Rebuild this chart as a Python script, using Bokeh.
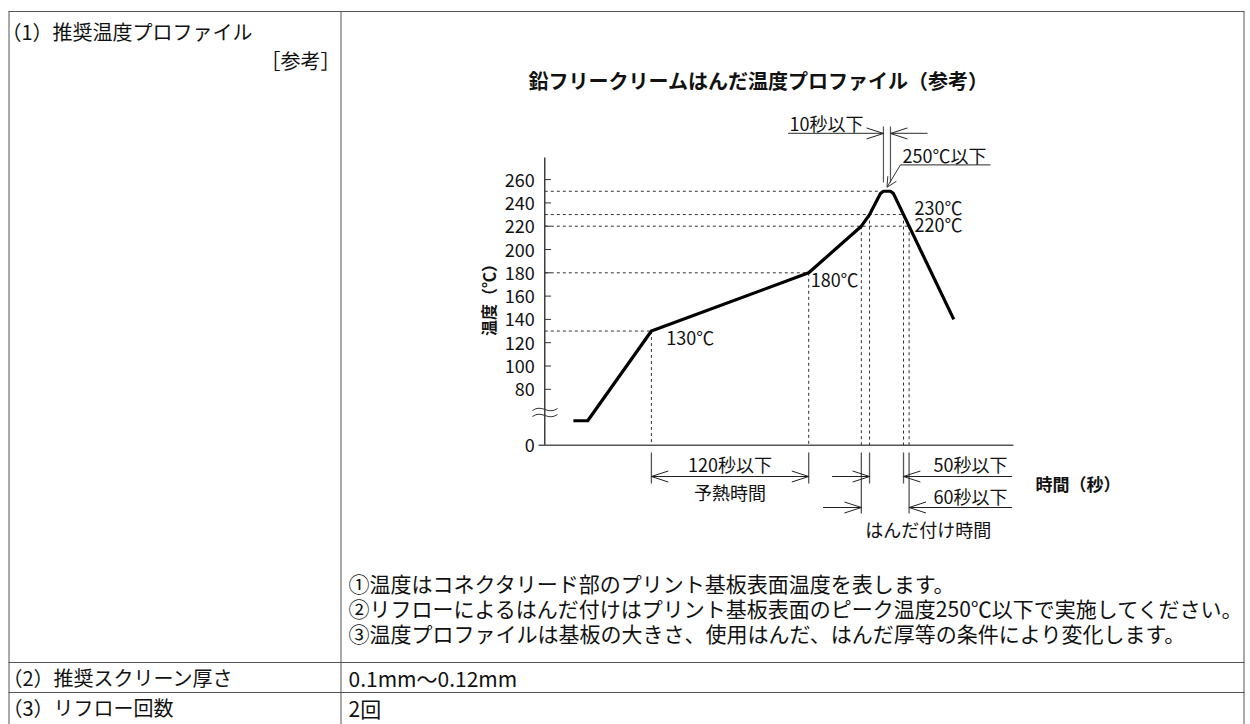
import numpy as np
from bokeh.plotting import figure
from bokeh.models import Range1d, Arrow, OpenHead
from bokeh.core.properties import value
from bokeh.embed import file_html
from bokeh.resources import INLINE

# ---------------- data ----------------
profile_time = [22, 33, 82, 203, 243.5, 249.8, 258.2, 260.5, 265.9, 268.2, 314.6]   # s (schematic)
profile_temp = [53, 53, 130, 180, 220, 230, 248, 250, 250, 248, 140]                # degC (start drawn below break)
y_tick_values = [80, 100, 120, 140, 160, 180, 200, 220, 240, 260]
y_tick_labels = [str(v) for v in y_tick_values]
axis_zero_pos = 32          # where "0" sits below the axis break
guide_temps = [130, 180, 220, 230, 250]
point_labels = ["130℃", "180℃", "230℃", "220℃"]
title_text = "鉛フリークリームはんだ温度プロファイル（参考）"
notes = ["①温度はコネクタリード部のプリント基板表面温度を表します。",
         "②リフローによるはんだ付けはプリント基板表面のピーク温度250℃以下で実施してください。",
         "③温度プロファイルは基板の大きさ、使用はんだ、はんだ厚等の条件により変化します。"]
row_heads = ["（1）推奨温度プロファイル", "（2）推奨スクリーン厚さ", "（3）リフロー回数"]
row_values = ["0.1mm～0.12mm", "2回"]
dim_labels = ["120秒以下", "予熱時間", "50秒以下", "60秒以下", "はんだ付け時間", "10秒以下", "250℃以下"]

# key times derived from the profile
t130, t180 = profile_time[2], profile_time[3]
t220_up, t230_up = profile_time[4], profile_time[5]
desc_T = [profile_temp[-1], profile_temp[-2]]
desc_t = [profile_time[-1], profile_time[-2]]
t230_dn = float(np.interp(230, desc_T, desc_t))
t220_dn = float(np.interp(220, desc_T, desc_t))
t250_l, t250_r = profile_time[7], profile_time[8]
guide_ends = [t130, t180, t220_dn, t230_dn, profile_time[6]]

# ---------------- figure ----------------
W, H = 1250, 724
FONT = "Noto Sans CJK JP"
p = figure(width=W, height=H, x_range=Range1d(0, W), y_range=Range1d(H, 0),
           output_backend="svg", toolbar_location=None, min_border=0,
           x_axis_location=None, y_axis_location=None)
p.grid.visible = False
p.outline_line_color = None
p.background_fill_color = "white"

PX_S, PX_C = 1.3, 1.165
ox, oy180 = 544.3, 272.3
p.extra_x_ranges = {"t": Range1d(-ox / PX_S, (W - ox) / PX_S)}
p.extra_y_ranges = {"T": Range1d(180 - (H - oy180) / PX_C, 180 + oy180 / PX_C)}

def txt(x, y, s, size="18px", align="left", bold=False, xr="default", yr="default",
        angle=0, baseline="middle", color="#111111"):
    p.text(x=[x], y=[y], text=[s], text_font=value(FONT), text_font_size=size,
           text_align=align, text_baseline=baseline,
           text_font_style="bold" if bold else "normal",
           x_range_name=xr, y_range_name=yr, angle=angle, text_color=color)

# ---------------- table ----------------
TL = "#555555"
p.segment(x0=[8, 8.5, 1243.5, 340.5, 8, 8], y0=[11, 11, 11, 11, 662, 692],
          x1=[1244, 8.5, 1243.5, 340.5, 1244, 1244], y1=[11, 724, 724, 724, 662, 692],
          line_color=TL, line_width=1)
txt(1, 31, row_heads[0], "20px")
txt(340, 60, "［参考］", "20px", align="right")
txt(758, 80, title_text, "20px", align="center", bold=True)
for i, n in enumerate(notes):
    txt(348, 582 + 25 * i, n, "21px")
txt(2, 677, row_heads[1], "20px")
txt(348, 677, row_values[0], "21px")
txt(2, 707, row_heads[2], "20px")
txt(348, 707, row_values[1], "21px")

# ---------------- chart axes ----------------
p.segment(x0=[0], y0=[axis_zero_pos], x1=[0], y1=[279], line_color="#111111", line_width=1.2,
          x_range_name="t", y_range_name="T")
p.segment(x0=[-4.8], y0=[axis_zero_pos], x1=[360.5], y1=[axis_zero_pos], line_color="#555555",
          line_width=1.4, x_range_name="t", y_range_name="T")
p.segment(x0=[0] * len(y_tick_values), y0=y_tick_values, x1=[4.8] * len(y_tick_values),
          y1=y_tick_values, line_color="#333333", line_width=1, x_range_name="t", y_range_name="T")
p.text(x=[-7.7] * (len(y_tick_values) + 1), y=y_tick_values + [axis_zero_pos],
       text=y_tick_labels + ["0"], text_font=value(FONT), text_font_size="18px",
       text_align="right", text_baseline="middle", text_color="#111111",
       x_range_name="t", y_range_name="T")
# axis break mark
for yy in [409, 415]:
    p.bezier(x0=[-9.5], y0=[yy + 1], x1=[9.8], y1=[yy - 1], cx0=[-2], cy0=[yy - 6],
             cx1=[2], cy1=[yy + 6], line_color="#333333", line_width=1,
             x_range_name="t")
txt(-44, 160, "温度（℃）", "16px", bold=True, xr="t", yr="T", angle=np.pi / 2, align="center")
txt(377.5, 482.5, "時間（秒）", "17px", bold=True, xr="t")

# ---------------- dashed guides ----------------
p.segment(x0=[0] * len(guide_temps), y0=guide_temps, x1=guide_ends, y1=guide_temps,
          line_color="#333333", line_width=1, line_dash="3 3", x_range_name="t", y_range_name="T")
vt = [t130, t180, t220_up, t230_up, t230_dn, t220_dn]
vT = [130, 180, 220, 230, 230, 220]
p.segment(x0=vt, y0=vT, x1=vt, y1=[axis_zero_pos] * len(vt), line_color="#333333",
          line_width=1, line_dash="3 3", x_range_name="t", y_range_name="T")

# ---------------- profile ----------------
p.line(profile_time, profile_temp, line_color="#000000", line_width=3.2, line_join="round",
       x_range_name="t", y_range_name="T")

# ---------------- dimension marks ----------------
DL = "#222222"
AH_T, AH_Y = 13.0, 5.5   # arrowhead length (time units) and half-spread (px)

def head(t_tip, y, direction, yr="default", dy=AH_Y):
    # direction +1: pointing right (arms to the left); -1: pointing left
    p.segment(x0=[t_tip, t_tip], y0=[y, y], x1=[t_tip - direction * AH_T] * 2,
              y1=[y - dy, y + dy], line_color=DL, line_width=1, x_range_name="t", y_range_name=yr)

# extension lines below axis
p.segment(x0=[t130, t180, t230_up, t230_dn, t220_up, t220_dn],
          y0=[452] * 6, x1=[t130, t180, t230_up, t230_dn, t220_up, t220_dn],
          y1=[483, 483, 483, 483, 513, 513], line_color="#555555", line_width=1.3, x_range_name="t")
# 120 s preheat
p.segment(x0=[t130], y0=[476], x1=[t180], y1=[476], line_color=DL, line_width=1, x_range_name="t")
head(t130, 476, -1)
head(t180, 476, 1)
txt((t130 + t180) / 2, 463, dim_labels[0], align="center", xr="t")
txt((t130 + t180) / 2, 491, dim_labels[1], align="center", xr="t")
# 50 s and 60 s
p.segment(x0=[221, t230_dn, 214, t220_dn], y0=[476, 476, 507, 507],
          x1=[t230_up, 359.5, t220_up, 359.5], y1=[476, 476, 507, 507],
          line_color=DL, line_width=1, x_range_name="t")
head(t230_up, 476, 1); head(t230_dn, 476, -1)
head(t220_up, 507, 1); head(t220_dn, 507, -1)
txt(356, 463, dim_labels[2], align="right", xr="t")
txt(356, 495, dim_labels[3], align="right", xr="t")
txt(295, 528, dim_labels[4], align="center", xr="t")

# 10 s at the peak
p.segment(x0=[t250_l, t250_r], y0=[305.6, 305.6], x1=[t250_l, t250_r], y1=[257.5, 257.5],
          line_color="#555555", line_width=1.2, x_range_name="t", y_range_name="T")
p.segment(x0=[187.2, t250_r], y0=[299.6, 299.6], x1=[t250_l, 294.4], y1=[299.6, 299.6],
          line_color="#555555", line_width=1.2, x_range_name="t", y_range_name="T")
head(t250_l, 299.6, 1, yr="T", dy=AH_Y / PX_C)
head(t250_r, 299.6, -1, yr="T", dy=AH_Y / PX_C)
txt(216.7, 308.2, dim_labels[5], align="center", xr="t", yr="T")

# 250 C max leader
peak_t = (t250_l + t250_r) / 2
p.segment(x0=[273.6], y0=[272.7], x1=[342.8], y1=[272.7], line_color="#555555", line_width=1.2,
          x_range_name="t", y_range_name="T")
p.add_layout(Arrow(x_start=273.6, y_start=272.7, x_end=peak_t, y_end=253.4,
                   line_color="#333333", line_width=1,
                   end=OpenHead(size=10, line_width=1, line_color="#333333"),
                   x_range_name="t", y_range_name="T"))
txt(275.1, 280.7, dim_labels[6], xr="t", yr="T")

# temperature point labels
txt(t130 + 11.5, 124.5, point_labels[0], xr="t", yr="T")
txt(t180 + 1.5, 175.1, point_labels[1], xr="t", yr="T")
txt(284.4, 236.3, point_labels[2], xr="t", yr="T")
txt(284.4, 222.0, point_labels[3], xr="t", yr="T")

open("out.html", "w").write(file_html(p, INLINE))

#### EXERCISE DIRECTIONS
Leave the pictures out and please restate exactly the lines running from the start of the material through the one with "from bokeh.resources import INLINE".

#### EXERCISE ANSWER
Rebuild this chart as a Python script, using Bokeh.
import numpy as np
from bokeh.plotting import figure
from bokeh.models import Range1d, Arrow, OpenHead
from bokeh.core.properties import value
from bokeh.embed import file_html
from bokeh.resources import INLINE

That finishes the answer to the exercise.